THE PROBLEM: Restate the data word for word and leave the images out.
SOURCE EXCERPT start
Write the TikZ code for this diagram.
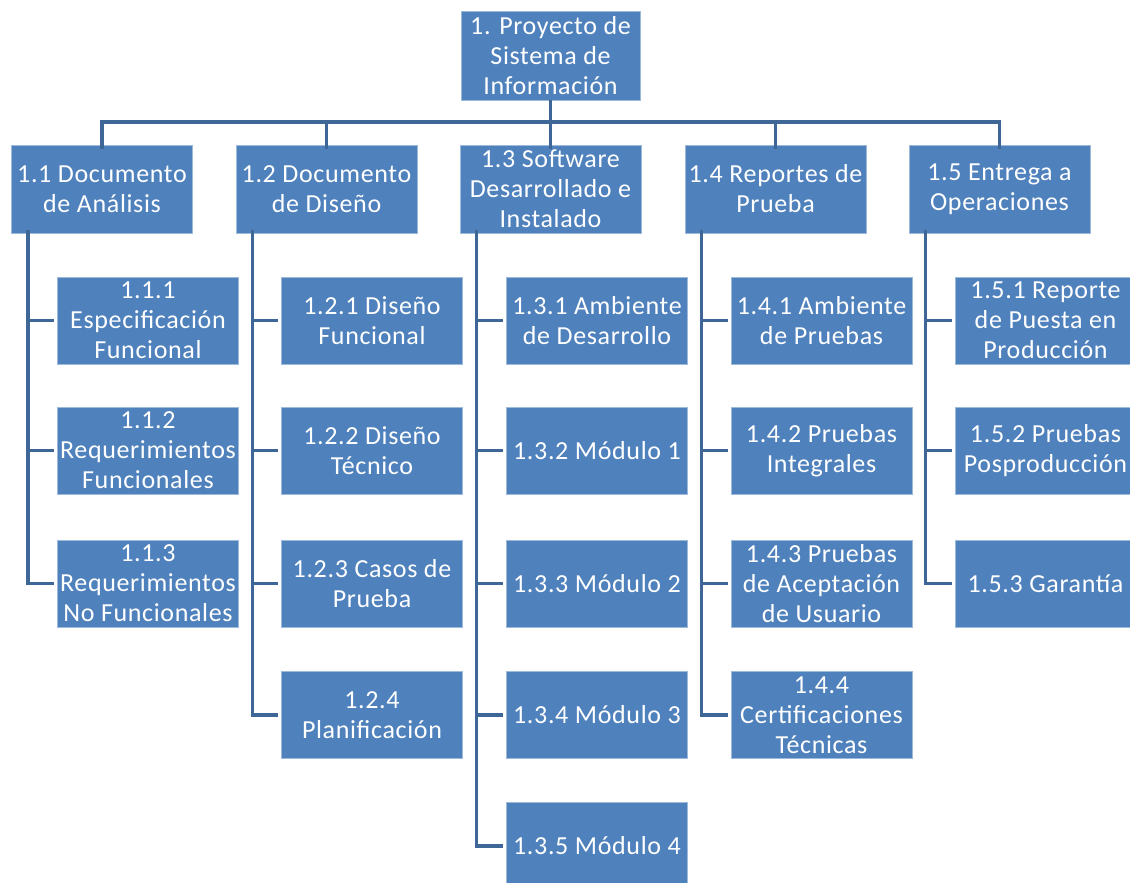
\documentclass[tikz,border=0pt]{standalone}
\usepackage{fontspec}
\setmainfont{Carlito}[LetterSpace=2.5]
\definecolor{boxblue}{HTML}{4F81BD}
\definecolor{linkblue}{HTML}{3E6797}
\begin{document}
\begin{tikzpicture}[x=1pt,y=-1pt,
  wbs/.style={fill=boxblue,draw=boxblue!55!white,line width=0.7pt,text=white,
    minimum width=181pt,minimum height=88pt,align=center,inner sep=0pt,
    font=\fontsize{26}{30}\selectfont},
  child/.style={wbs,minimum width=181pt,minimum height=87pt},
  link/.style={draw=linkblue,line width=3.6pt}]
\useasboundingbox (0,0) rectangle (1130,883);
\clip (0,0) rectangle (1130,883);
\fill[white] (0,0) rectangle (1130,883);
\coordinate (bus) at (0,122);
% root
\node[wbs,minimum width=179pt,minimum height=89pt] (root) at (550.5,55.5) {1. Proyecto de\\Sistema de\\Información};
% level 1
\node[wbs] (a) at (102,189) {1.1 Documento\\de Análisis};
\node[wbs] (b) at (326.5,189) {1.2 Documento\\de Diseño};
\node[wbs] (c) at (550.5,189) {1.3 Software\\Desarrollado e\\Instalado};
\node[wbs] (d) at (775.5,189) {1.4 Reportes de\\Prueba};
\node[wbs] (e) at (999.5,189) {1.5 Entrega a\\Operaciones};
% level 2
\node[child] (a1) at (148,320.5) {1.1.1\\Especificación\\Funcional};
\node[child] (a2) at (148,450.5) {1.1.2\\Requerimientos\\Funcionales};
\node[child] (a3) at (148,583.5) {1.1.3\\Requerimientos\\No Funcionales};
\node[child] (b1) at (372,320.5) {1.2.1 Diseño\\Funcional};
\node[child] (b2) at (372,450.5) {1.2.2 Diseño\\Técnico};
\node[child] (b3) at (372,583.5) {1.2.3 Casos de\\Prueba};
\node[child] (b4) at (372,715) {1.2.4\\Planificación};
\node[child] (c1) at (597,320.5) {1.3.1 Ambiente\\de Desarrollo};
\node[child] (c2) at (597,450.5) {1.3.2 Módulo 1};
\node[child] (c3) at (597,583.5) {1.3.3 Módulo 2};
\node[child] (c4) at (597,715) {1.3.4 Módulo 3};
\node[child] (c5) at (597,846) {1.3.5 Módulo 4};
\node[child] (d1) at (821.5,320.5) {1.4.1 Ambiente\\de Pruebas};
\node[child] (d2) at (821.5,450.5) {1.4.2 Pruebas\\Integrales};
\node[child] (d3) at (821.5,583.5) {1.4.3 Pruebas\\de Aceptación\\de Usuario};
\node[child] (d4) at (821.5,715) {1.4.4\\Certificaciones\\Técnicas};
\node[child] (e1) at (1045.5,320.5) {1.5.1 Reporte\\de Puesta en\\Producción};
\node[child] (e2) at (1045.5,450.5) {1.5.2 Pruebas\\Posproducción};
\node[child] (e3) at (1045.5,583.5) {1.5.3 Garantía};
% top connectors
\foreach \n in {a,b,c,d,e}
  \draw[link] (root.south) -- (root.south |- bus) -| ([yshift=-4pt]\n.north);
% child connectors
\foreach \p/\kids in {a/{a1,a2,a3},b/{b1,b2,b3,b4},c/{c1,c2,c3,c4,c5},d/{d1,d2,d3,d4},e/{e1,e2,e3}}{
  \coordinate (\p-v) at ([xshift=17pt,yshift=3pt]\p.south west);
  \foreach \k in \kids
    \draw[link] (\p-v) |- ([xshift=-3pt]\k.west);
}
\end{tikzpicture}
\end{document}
SOURCE EXCERPT end
EXERCISE RESULT:
Write the TikZ code for this diagram.
\documentclass[tikz,border=0pt]{standalone}
\usepackage{fontspec}
\setmainfont{Carlito}[LetterSpace=2.5]
\definecolor{boxblue}{HTML}{4F81BD}
\definecolor{linkblue}{HTML}{3E6797}
\begin{document}
\begin{tikzpicture}[x=1pt,y=-1pt,
  wbs/.style={fill=boxblue,draw=boxblue!55!white,line width=0.7pt,text=white,
    minimum width=181pt,minimum height=88pt,align=center,inner sep=0pt,
    font=\fontsize{26}{30}\selectfont},
  child/.style={wbs,minimum width=181pt,minimum height=87pt},
  link/.style={draw=linkblue,line width=3.6pt}]
\useasboundingbox (0,0) rectangle (1130,883);
\clip (0,0) rectangle (1130,883);
\fill[white] (0,0) rectangle (1130,883);
\coordinate (bus) at (0,122);
% root
\node[wbs,minimum width=179pt,minimum height=89pt] (root) at (550.5,55.5) {1. Proyecto de\\Sistema de\\Información};
% level 1
\node[wbs] (a) at (102,189) {1.1 Documento\\de Análisis};
\node[wbs] (b) at (326.5,189) {1.2 Documento\\de Diseño};
\node[wbs] (c) at (550.5,189) {1.3 Software\\Desarrollado e\\Instalado};
\node[wbs] (d) at (775.5,189) {1.4 Reportes de\\Prueba};
\node[wbs] (e) at (999.5,189) {1.5 Entrega a\\Operaciones};
% level 2
\node[child] (a1) at (148,320.5) {1.1.1\\Especificación\\Funcional};
\node[child] (a2) at (148,450.5) {1.1.2\\Requerimientos\\Funcionales};
\node[child] (a3) at (148,583.5) {1.1.3\\Requerimientos\\No Funcionales};
\node[child] (b1) at (372,320.5) {1.2.1 Diseño\\Funcional};
\node[child] (b2) at (372,450.5) {1.2.2 Diseño\\Técnico};
\node[child] (b3) at (372,583.5) {1.2.3 Casos de\\Prueba};
\node[child] (b4) at (372,715) {1.2.4\\Planificación};
\node[child] (c1) at (597,320.5) {1.3.1 Ambiente\\de Desarrollo};
\node[child] (c2) at (597,450.5) {1.3.2 Módulo 1};
\node[child] (c3) at (597,583.5) {1.3.3 Módulo 2};
\node[child] (c4) at (597,715) {1.3.4 Módulo 3};
\node[child] (c5) at (597,846) {1.3.5 Módulo 4};
\node[child] (d1) at (821.5,320.5) {1.4.1 Ambiente\\de Pruebas};
\node[child] (d2) at (821.5,450.5) {1.4.2 Pruebas\\Integrales};
\node[child] (d3) at (821.5,583.5) {1.4.3 Pruebas\\de Aceptación\\de Usuario};
\node[child] (d4) at (821.5,715) {1.4.4\\Certificaciones\\Técnicas};
\node[child] (e1) at (1045.5,320.5) {1.5.1 Reporte\\de Puesta en\\Producción};
\node[child] (e2) at (1045.5,450.5) {1.5.2 Pruebas\\Posproducción};
\node[child] (e3) at (1045.5,583.5) {1.5.3 Garantía};
% top connectors
\foreach \n in {a,b,c,d,e}
  \draw[link] (root.south) -- (root.south |- bus) -| ([yshift=-4pt]\n.north);
% child connectors
\foreach \p/\kids in {a/{a1,a2,a3},b/{b1,b2,b3,b4},c/{c1,c2,c3,c4,c5},d/{d1,d2,d3,d4},e/{e1,e2,e3}}{
  \coordinate (\p-v) at ([xshift=17pt,yshift=3pt]\p.south west);
  \foreach \k in \kids
    \draw[link] (\p-v) |- ([xshift=-3pt]\k.west);
}
\end{tikzpicture}
\end{document}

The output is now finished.